Les auteurs soulignent que pour véritablement tirer parti des forêts dans la lutte et l’adaptation au changement climatique, il est nécessaire d’aller au-delà de la vision actuelle trop simpliste qui ne considère les forêts qu’à l’aune de leur influence sur le carbone. Afin de préserver et d’améliorer la résilience de nos sociétés, des peuples autochtones et de la biodiversité, le rôle des forêts sur le cycle de l’eau, l’influence des aérosols biogéniques qu’elles émettent tout comme les turbulences qu’elles génèrent devront être considérés sur un seul et même plan.

Influence d’une déforestation complète sur la température globale, moyennée par bandes de 10° de latitude. A. Idem que pour la figure précédente, avec l’effet des aérosols biogéniques en violet. B. Comparaison des effets biophysiques et des aérosols biogéniques (bleu foncé) à celui du CO2 (bleu clair). C. Bilan net par bande de latitudes (réchauffement en rouge, refroidissement en bleu). Crédits : Deborah Lawrence & coll. 2022.

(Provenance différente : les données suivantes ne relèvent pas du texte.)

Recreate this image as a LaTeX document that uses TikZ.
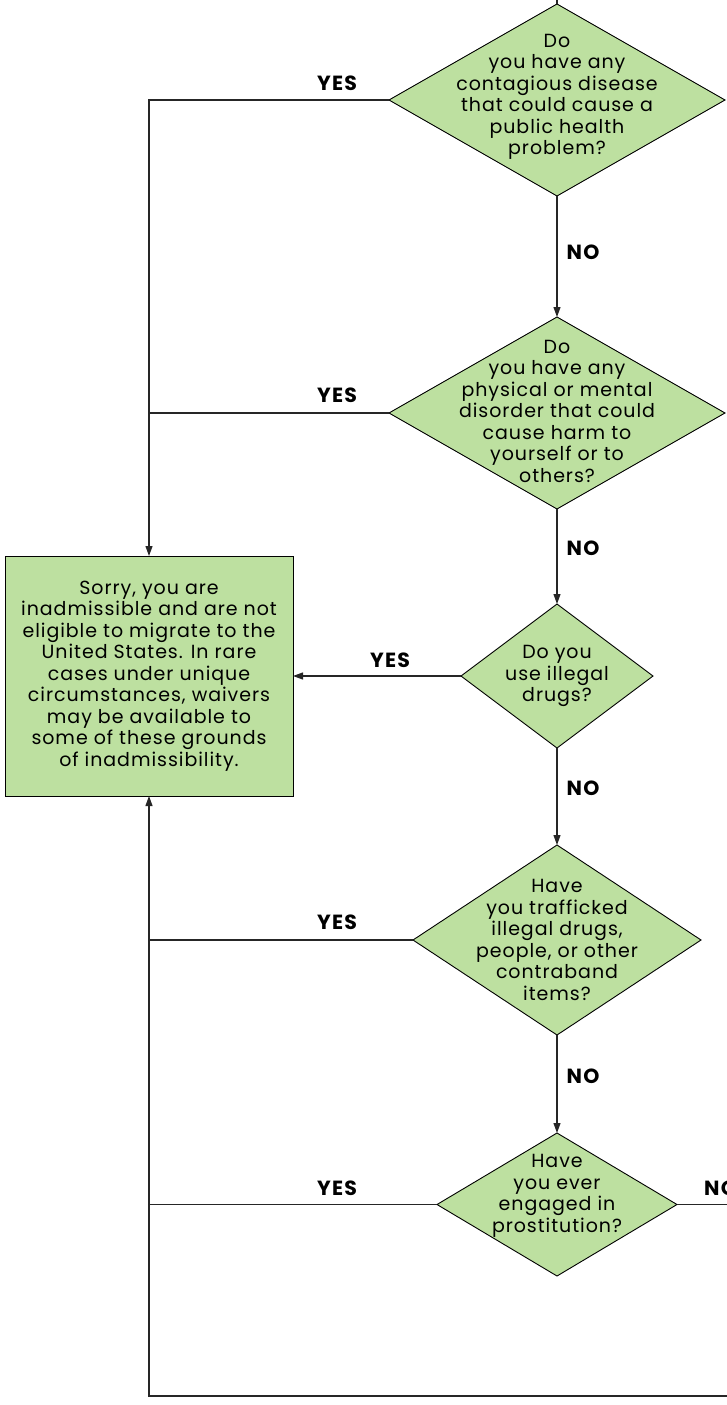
\documentclass[tikz,border=0pt]{standalone}
\usepackage{fontspec}
\setmainfont{Poppins}[LetterSpace=5]
\newfontfamily\answerfont{Poppins}[LetterSpace=6,BoldFont={* Bold}]
\usetikzlibrary{shapes.geometric,arrows.meta}
\definecolor{qgreen}{RGB}{189,224,160}
\begin{document}
\begin{tikzpicture}[x=1pt,y=-1pt,
  q/.style={diamond,draw=black,fill=qgreen,line width=0.9pt,inner sep=0pt,outer sep=0pt},
  qtext/.style={align=center,font=\fontsize{19}{21.5}\selectfont,inner sep=0pt},
  endbox/.style={draw=black,fill=qgreen,line width=0.9pt,inner sep=0pt,outer sep=0pt,
    align=center,font=\fontsize{19}{21.5}\selectfont},
  ans/.style={font=\answerfont\fontsize{20.5}{20}\selectfont\bfseries,inner sep=0pt},
  wire/.style={line width=1.1pt,draw=black!85},
  arr/.style={wire,-{Triangle[length=10pt,width=7pt]}}]
\useasboundingbox (0,0) rectangle (727,1405);

% question diamonds
\node[q,minimum width=336pt,minimum height=192pt] (d1) at (557,100) {};
\node[qtext] (t1) at (557,97) {Do\\you have any\\contagious disease\\that could cause a\\public health\\problem?};
\node[q,minimum width=336pt,minimum height=192pt] (d2) at (557,413) {};
\node[qtext] (t2) at (557,411) {Do\\you have any\\physical or mental\\disorder that could\\cause harm to\\yourself or to\\others?};
\node[q,minimum width=192pt,minimum height=144pt] (d3) at (557,676) {};
\node[qtext] (t3) at (557,676) {Do you\\use illegal\\drugs?};
\node[q,minimum width=288pt,minimum height=190pt] (d4) at (557,940) {};
\node[qtext] (t4) at (557,940) {Have\\you trafficked\\illegal drugs,\\people, or other\\contraband\\items?};
\node[q,minimum width=240pt,minimum height=143pt] (d5) at (557,1204.5) {};
\node[qtext] (t5) at (557,1196) {Have\\you ever\\engaged in\\prostitution?};

% outcome box
\node[endbox,minimum width=288pt,minimum height=240pt] (box) at (149,676)
  {Sorry, you are\\inadmissible and are not\\eligible to migrate to the\\United States. In rare\\cases under unique\\circumstances, waivers\\may be available to\\some of these grounds\\of inadmissibility.};

% free ends
\coordinate (intop) at (557,0);
\coordinate (noout) at (727,1204.5);
\coordinate (loop) at (727,1396);

% NO chain
\draw[wire] (intop) -- (d1.north);
\draw[arr] (d1.south) -- (d2.north);
\draw[arr] (d2.south) -- (d3.north);
\draw[arr] (d3.south) -- (d4.north);
\draw[arr] (d4.south) -- (d5.north);
\draw[wire] (d5.east) -- (noout);

% YES branches
\draw[arr] (d1.west) -| (box.north);
\draw[wire] (d2.west) -- (d2.west -| box.north);
\draw[arr] (d3.west) -- (box.east);
\draw[arr] (loop) -| (box.south);
\draw[wire] (d4.west) -- (d4.west -| box.south);
\draw[wire] (d5.west) -- (d5.west -| box.south);

% answer labels
\node[ans] (y1) at (337,83) {YES};
\node[ans] (y2) at (337,395) {YES};
\node[ans] (y3) at (390,660) {YES};
\node[ans] (y4) at (337,922) {YES};
\node[ans] (y5) at (337,1188) {YES};
\node[ans] (n1) at (583,252) {NO};
\node[ans] (n2) at (583,548) {NO};
\node[ans] (n3) at (583,788) {NO};
\node[ans] (n4) at (583,1076) {NO};
\node[ans,anchor=west] (n5) at (704,1188) {NO};
\end{tikzpicture}
\end{document}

« La recherche montre de plus en plus clairement que les forêts sont encore plus complexes qu’on ne le pensait auparavant », note Wayne Walker, un des coauteurs de l’étude. « Lorsque nous les abattons, nous constatons des effets dévastateurs sur notre climat, nos approvisionnements alimentaires et notre vie quotidienne. Les avantages de garder les forêts intactes sont clairs, il est impératif que nous donnions la priorité à leur protection ».

« Sans le couvert forestier que nous avons actuellement, la planète serait plus chaude et les conditions météorologiques plus extrêmes », ajoute Michael Coe, coauteur du papier. « Elles nous offrent une défense contre les pires scénarios de réchauffement ». « Il est temps que les décideurs aux niveaux local et mondial réalisent que les forêts ont encore plus de valeur pour les populations et les économies, aujourd’hui et à l’avenir, en raison de leurs avantages non liés au carbone », conclut Louis Verchot, coauteur de l’étude. « Elles sont la clé de l’atténuation, mais aussi de l’adaptation ».